Der letzte Abschnitt unserer Stadtführung führt uns den Weg der Kreuzigung Jesu entlang. Von der Verurteilung Jesu geht es an den einzelnen Stationen vorbei. An der Stelle an der Jesus sich an einer Mauer abgestützt hat und man seinen Handabdruck noch heute sieht. Aber auch an dem Ort, an dem Jesus das Gesicht gewaschen wurde. Und immer wieder steht dort eine Kirche. Der letzte Halt ist dann die Grabeskirche. Ich war bereits gestern an diesem Ort und heute ist es nicht ganz so voll wie am Tag zuvor. Hier wurde in einem Teil der Kirche Jesus gekreuzigt, in einem anderen Teil wurde er begraben und ein paar Meter entfernt ist er zum Himmel gefahren. Diese einzelnen Orte sind nur wenige Meter voneinander entfernt. So nah, dass man von einem Ort zum anderen herüberrufen kann , ohne schreien zu müssen. Ja, so klein kann Jerusalem sein. Und weil an dieser Stelle ja noch nicht genug Kapellen sind, gibt es unterhalb dieser Kirche, also im Kellergeschoss noch eine kleine Kirche an dem Ort, an dem das Kreuz Jesu gefunden wurde. Nicht zu vergessen, der Felsspalt mit der rötlichen Tönung, durch die das Blut von Jesus geflossen sein soll. Tja, ich überlasse die Einordnung von Mythos und Wahrheit jedem selbst.

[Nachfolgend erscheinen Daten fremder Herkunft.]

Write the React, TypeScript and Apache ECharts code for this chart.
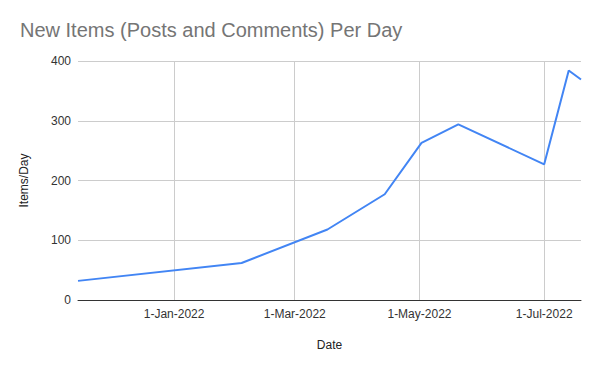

Am späten Nachmittag schlendere ich noch mit Martin, den ich auf der Stadtführung kennengelernt habe über einen Markt mit vielen Früchten und leckeren Süßigkeiten. Martin erzählt mir von seinem leben als digitaler Nomade. Er ist selbstständiger Programmierer und arbeitet überall auf der Welt, wo er gerade Lust hat zu arbeiten. Zur Zeit in Jerusalem auf der Dachterasse seine Hostels. Er sucht sich seinen Arbeitsplatz nach einem schönen sonnigen Platz aus und genießt bei der Arbeit auch noch ganz nebenbei Urlaubsfeeling. WOW!

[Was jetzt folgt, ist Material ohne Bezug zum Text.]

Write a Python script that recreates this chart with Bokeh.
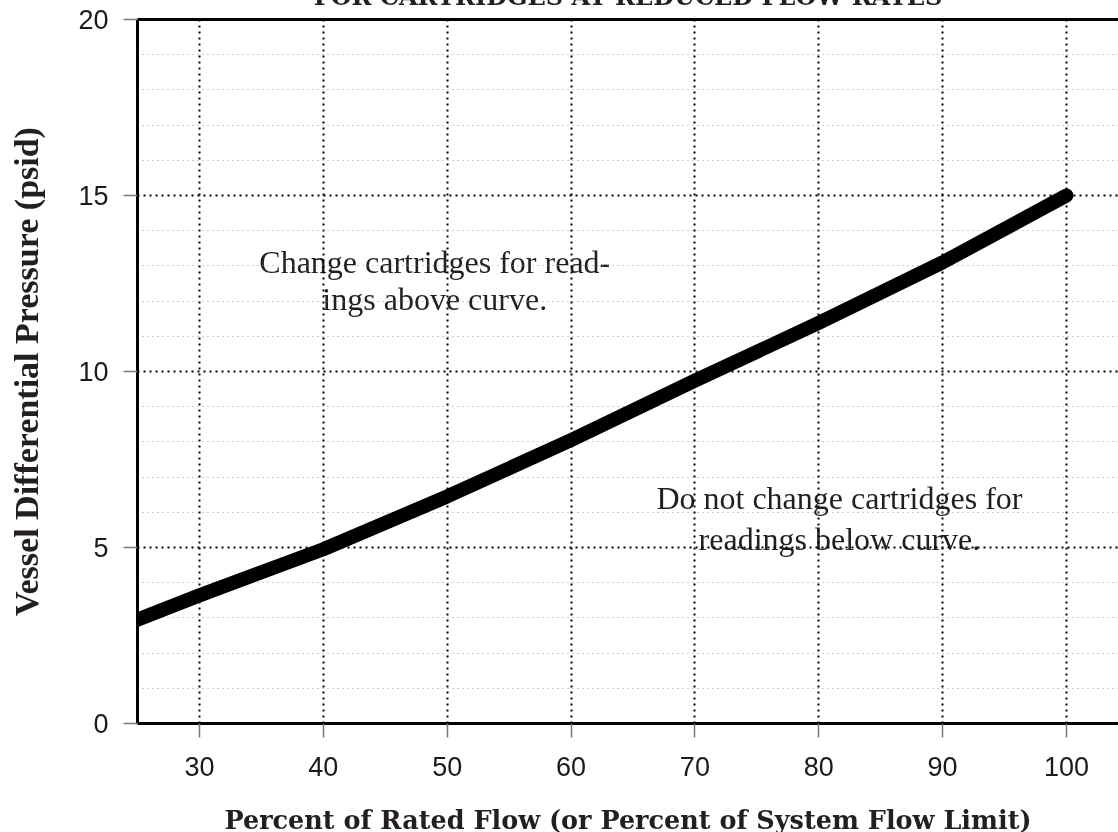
from bokeh.plotting import figure
from bokeh.models import FixedTicker, LinearAxis, Label, Range1d
from bokeh.embed import file_html
from bokeh.resources import INLINE

# Data
flow = [25, 30, 40, 50, 60, 70, 80, 90, 100]
dp = [2.95, 3.64, 4.95, 6.45, 8.05, 9.74, 11.38, 13.1, 15.0]
x_ticks = [30, 40, 50, 60, 70, 80, 90, 100]
y_ticks = [0, 5, 10, 15, 20]
y_minor = [1, 2, 3, 4, 6, 7, 8, 9, 11, 12, 13, 14, 16, 17, 18, 19]

title_text = "FOR CARTRIDGES AT REDUCED FLOW RATES"
x_label = "Percent of Rated Flow (or Percent of System Flow Limit)"
y_label = "Vessel Differential Pressure (psid)"
above_lines = ["Change cartridges for read-", "ings above curve."]
below_lines = ["Do not change cartridges for", "readings below curve."]

TXT = "#231f20"

# The reference is a crop of a taller chart: its title runs off the top edge and
# the x-axis title touches the bottom edge. The canvas is made a little taller and
# pinned 30px above the window's top so the same crop shows.
p = figure(width=1118, height=882, output_backend="svg", toolbar_location=None,
           x_range=Range1d(25, 104.2), y_range=Range1d(0, 20),
           min_border_left=137, min_border_right=0, min_border_top=49,
           min_border_bottom=129,
           styles={"position": "fixed", "top": "-30px", "left": "0px"})
p.outline_line_color = None
p.background_fill_color = "white"
p.border_fill_color = "white"

# x axis
xa = p.xaxis[0]
xa.ticker = FixedTicker(ticks=x_ticks)
xa.minor_tick_line_color = None
xa.major_tick_in = 0
xa.major_tick_out = 14
xa.major_tick_line_color = "#777777"
xa.major_tick_line_width = 1.5
xa.axis_line_color = "black"
xa.axis_line_width = 3
xa.major_label_text_font = "Liberation Sans"
xa.major_label_text_font_size = "27px"
xa.major_label_text_color = "#1a1a1a"
xa.major_label_standoff = 19
xa.axis_label = x_label
xa.axis_label_text_font = "DejaVu Serif"
xa.axis_label_text_font_style = "bold"
xa.axis_label_text_font_size = "25.5px"
xa.axis_label_text_color = TXT
xa.axis_label_standoff = 26

# y axis
ya = p.yaxis[0]
ya.ticker = FixedTicker(ticks=y_ticks, minor_ticks=y_minor)
ya.minor_tick_line_color = None
ya.major_tick_in = 0
ya.major_tick_out = 14
ya.major_tick_line_color = "#777777"
ya.major_tick_line_width = 1.5
ya.axis_line_color = "black"
ya.axis_line_width = 3
ya.major_label_text_font = "Liberation Sans"
ya.major_label_text_font_size = "27px"
ya.major_label_text_color = "#1a1a1a"
ya.major_label_standoff = 15
ya.axis_label = y_label
ya.axis_label_text_font = "Liberation Serif"
ya.axis_label_text_font_style = "bold"
ya.axis_label_text_font_size = "34px"
ya.axis_label_text_color = TXT
ya.axis_label_standoff = 30

# top border line, carrying the chart title
top = LinearAxis(ticker=FixedTicker(ticks=[]), axis_line_width=3, axis_line_color="black",
                 major_tick_line_color=None, minor_tick_line_color=None,
                 major_tick_out=0, major_tick_in=0, major_label_standoff=0,
                 major_label_text_font_size="0px",
                 axis_label=title_text, axis_label_standoff=9,
                 axis_label_text_font="DejaVu Serif", axis_label_text_font_style="bold",
                 axis_label_text_font_size="24px", axis_label_text_color=TXT)
p.add_layout(top, "above")

# grids
p.xgrid.grid_line_color = "black"
p.xgrid.grid_line_dash = "2 4"
p.xgrid.grid_line_width = 2
p.ygrid.grid_line_color = "black"
p.ygrid.grid_line_dash = "2 4"
p.ygrid.grid_line_width = 2
p.ygrid.minor_grid_line_color = "#9a9a9a"
p.ygrid.minor_grid_line_dash = "1 4"
p.ygrid.minor_grid_line_width = 1

# curve
p.line(flow, dp, line_width=14, line_color="black", line_cap="round", line_join="round")

# annotations inside the plot
def add_text(x, y, t):
    p.add_layout(Label(x=x, y=y, text=t, text_align="center", text_baseline="alphabetic",
                       text_font="Liberation Serif", text_font_size="32px",
                       text_color=TXT, level="image"))

add_text(49.0, 13.1, above_lines[0])
add_text(49.0, 12.05, above_lines[1])
add_text(81.67, 6.41, below_lines[0])
add_text(81.67, 5.25, below_lines[1])

open("out.html", "w").write(file_html(p, INLINE))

Was für ein erlebnisreicher Tag! Und ganz zufällig treffe ich auch noch Peter, Uli und Rose wieder, als ich meine Tour nach Petra (Jordanien) in den nächsten Tagen buchen möchte.

Den Abend genieße ich bei einer Live-Jazz-Session in meinem Hostel bei mitgebrachtem frischen Brot, Oliven und Käse.